- PROVIDED MATERIAL:
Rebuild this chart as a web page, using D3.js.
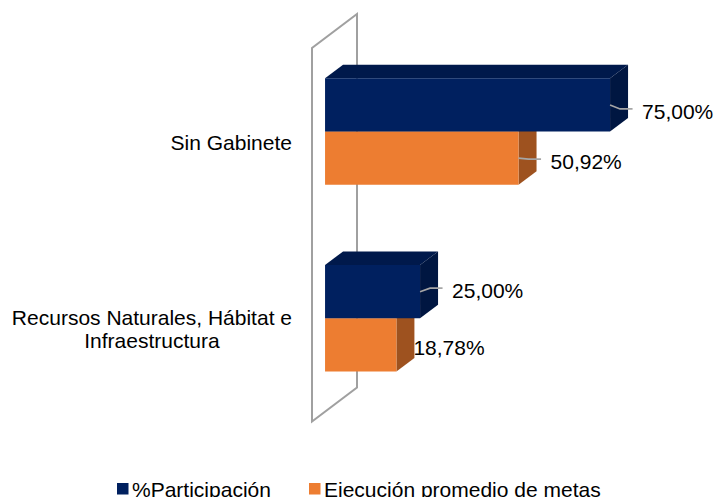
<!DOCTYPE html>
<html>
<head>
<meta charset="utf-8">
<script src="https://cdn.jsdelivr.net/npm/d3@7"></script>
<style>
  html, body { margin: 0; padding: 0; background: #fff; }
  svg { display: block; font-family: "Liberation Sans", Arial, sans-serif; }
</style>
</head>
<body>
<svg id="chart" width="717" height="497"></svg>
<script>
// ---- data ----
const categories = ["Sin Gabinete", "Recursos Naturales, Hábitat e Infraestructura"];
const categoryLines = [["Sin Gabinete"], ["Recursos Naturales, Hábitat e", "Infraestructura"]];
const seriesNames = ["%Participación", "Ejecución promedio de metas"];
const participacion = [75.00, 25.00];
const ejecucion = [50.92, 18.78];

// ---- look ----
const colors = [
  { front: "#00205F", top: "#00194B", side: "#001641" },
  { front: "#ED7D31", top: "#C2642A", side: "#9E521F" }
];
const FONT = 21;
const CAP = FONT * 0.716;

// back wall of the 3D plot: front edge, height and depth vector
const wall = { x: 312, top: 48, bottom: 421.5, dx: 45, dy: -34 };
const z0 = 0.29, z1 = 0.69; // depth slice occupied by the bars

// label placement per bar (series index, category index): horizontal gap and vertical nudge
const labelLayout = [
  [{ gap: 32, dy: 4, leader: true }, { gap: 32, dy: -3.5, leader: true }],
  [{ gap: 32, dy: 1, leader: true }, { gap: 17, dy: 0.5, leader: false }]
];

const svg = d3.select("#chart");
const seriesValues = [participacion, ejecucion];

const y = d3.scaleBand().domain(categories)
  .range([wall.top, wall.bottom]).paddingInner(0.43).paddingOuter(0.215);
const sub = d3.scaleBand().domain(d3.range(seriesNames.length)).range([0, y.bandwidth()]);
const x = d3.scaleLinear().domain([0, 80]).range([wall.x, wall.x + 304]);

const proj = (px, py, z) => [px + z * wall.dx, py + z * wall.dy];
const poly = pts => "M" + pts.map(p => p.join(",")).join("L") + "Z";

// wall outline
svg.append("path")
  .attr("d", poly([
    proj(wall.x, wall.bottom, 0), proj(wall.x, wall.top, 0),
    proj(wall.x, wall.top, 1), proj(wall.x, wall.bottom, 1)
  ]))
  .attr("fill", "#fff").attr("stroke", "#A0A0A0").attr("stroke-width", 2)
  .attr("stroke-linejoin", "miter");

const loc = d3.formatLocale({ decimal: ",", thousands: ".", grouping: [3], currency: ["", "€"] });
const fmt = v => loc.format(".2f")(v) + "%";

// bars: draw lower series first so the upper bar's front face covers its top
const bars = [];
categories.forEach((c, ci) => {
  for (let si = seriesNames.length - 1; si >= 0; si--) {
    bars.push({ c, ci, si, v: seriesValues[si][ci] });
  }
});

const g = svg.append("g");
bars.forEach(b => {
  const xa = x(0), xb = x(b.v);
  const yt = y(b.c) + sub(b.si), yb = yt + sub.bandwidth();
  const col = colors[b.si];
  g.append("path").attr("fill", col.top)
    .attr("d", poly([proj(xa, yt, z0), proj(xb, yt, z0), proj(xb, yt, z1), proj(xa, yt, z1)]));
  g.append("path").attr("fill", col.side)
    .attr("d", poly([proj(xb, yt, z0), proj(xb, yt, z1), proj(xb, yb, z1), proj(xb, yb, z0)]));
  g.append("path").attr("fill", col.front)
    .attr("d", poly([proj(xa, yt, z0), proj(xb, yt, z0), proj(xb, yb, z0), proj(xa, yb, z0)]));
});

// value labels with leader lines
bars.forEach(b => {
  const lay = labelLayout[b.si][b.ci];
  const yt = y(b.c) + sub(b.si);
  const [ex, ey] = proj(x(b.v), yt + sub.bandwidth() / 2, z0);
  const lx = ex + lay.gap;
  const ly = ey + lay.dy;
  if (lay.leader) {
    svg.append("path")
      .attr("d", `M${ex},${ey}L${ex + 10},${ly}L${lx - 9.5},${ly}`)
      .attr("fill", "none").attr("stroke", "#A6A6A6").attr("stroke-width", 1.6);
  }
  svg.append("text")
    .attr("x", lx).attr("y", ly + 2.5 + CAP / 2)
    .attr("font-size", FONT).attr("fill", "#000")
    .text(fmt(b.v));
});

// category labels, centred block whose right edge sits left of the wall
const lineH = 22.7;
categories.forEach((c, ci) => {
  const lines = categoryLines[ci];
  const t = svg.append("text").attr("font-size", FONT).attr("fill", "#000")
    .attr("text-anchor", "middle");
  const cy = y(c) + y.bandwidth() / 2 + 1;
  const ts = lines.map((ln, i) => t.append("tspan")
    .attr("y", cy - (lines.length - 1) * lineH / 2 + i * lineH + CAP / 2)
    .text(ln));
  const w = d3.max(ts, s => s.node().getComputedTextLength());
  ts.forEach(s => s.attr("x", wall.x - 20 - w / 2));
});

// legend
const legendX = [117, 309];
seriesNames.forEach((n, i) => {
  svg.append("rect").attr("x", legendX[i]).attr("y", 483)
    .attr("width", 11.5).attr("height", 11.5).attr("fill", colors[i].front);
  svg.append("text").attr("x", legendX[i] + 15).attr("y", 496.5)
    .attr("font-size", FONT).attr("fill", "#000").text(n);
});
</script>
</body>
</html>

- PROBLEM DESCRIPTION:
Pictures are excluded: retype only the lines from the beginning of the listing above through the line with "const poly = pts", both included.

- FULL SOLUTION:
Rebuild this chart as a web page, using D3.js.
<!DOCTYPE html>
<html>
<head>
<meta charset="utf-8">
<script src="https://cdn.jsdelivr.net/npm/d3@7"></script>
<style>
  html, body { margin: 0; padding: 0; background: #fff; }
  svg { display: block; font-family: "Liberation Sans", Arial, sans-serif; }
</style>
</head>
<body>
<svg id="chart" width="717" height="497"></svg>
<script>
// ---- data ----
const categories = ["Sin Gabinete", "Recursos Naturales, Hábitat e Infraestructura"];
const categoryLines = [["Sin Gabinete"], ["Recursos Naturales, Hábitat e", "Infraestructura"]];
const seriesNames = ["%Participación", "Ejecución promedio de metas"];
const participacion = [75.00, 25.00];
const ejecucion = [50.92, 18.78];

// ---- look ----
const colors = [
  { front: "#00205F", top: "#00194B", side: "#001641" },
  { front: "#ED7D31", top: "#C2642A", side: "#9E521F" }
];
const FONT = 21;
const CAP = FONT * 0.716;

// back wall of the 3D plot: front edge, height and depth vector
const wall = { x: 312, top: 48, bottom: 421.5, dx: 45, dy: -34 };
const z0 = 0.29, z1 = 0.69; // depth slice occupied by the bars

// label placement per bar (series index, category index): horizontal gap and vertical nudge
const labelLayout = [
  [{ gap: 32, dy: 4, leader: true }, { gap: 32, dy: -3.5, leader: true }],
  [{ gap: 32, dy: 1, leader: true }, { gap: 17, dy: 0.5, leader: false }]
];

const svg = d3.select("#chart");
const seriesValues = [participacion, ejecucion];

const y = d3.scaleBand().domain(categories)
  .range([wall.top, wall.bottom]).paddingInner(0.43).paddingOuter(0.215);
const sub = d3.scaleBand().domain(d3.range(seriesNames.length)).range([0, y.bandwidth()]);
const x = d3.scaleLinear().domain([0, 80]).range([wall.x, wall.x + 304]);

const proj = (px, py, z) => [px + z * wall.dx, py + z * wall.dy];
const poly = pts => "M" + pts.map(p => p.join(",")).join("L") + "Z";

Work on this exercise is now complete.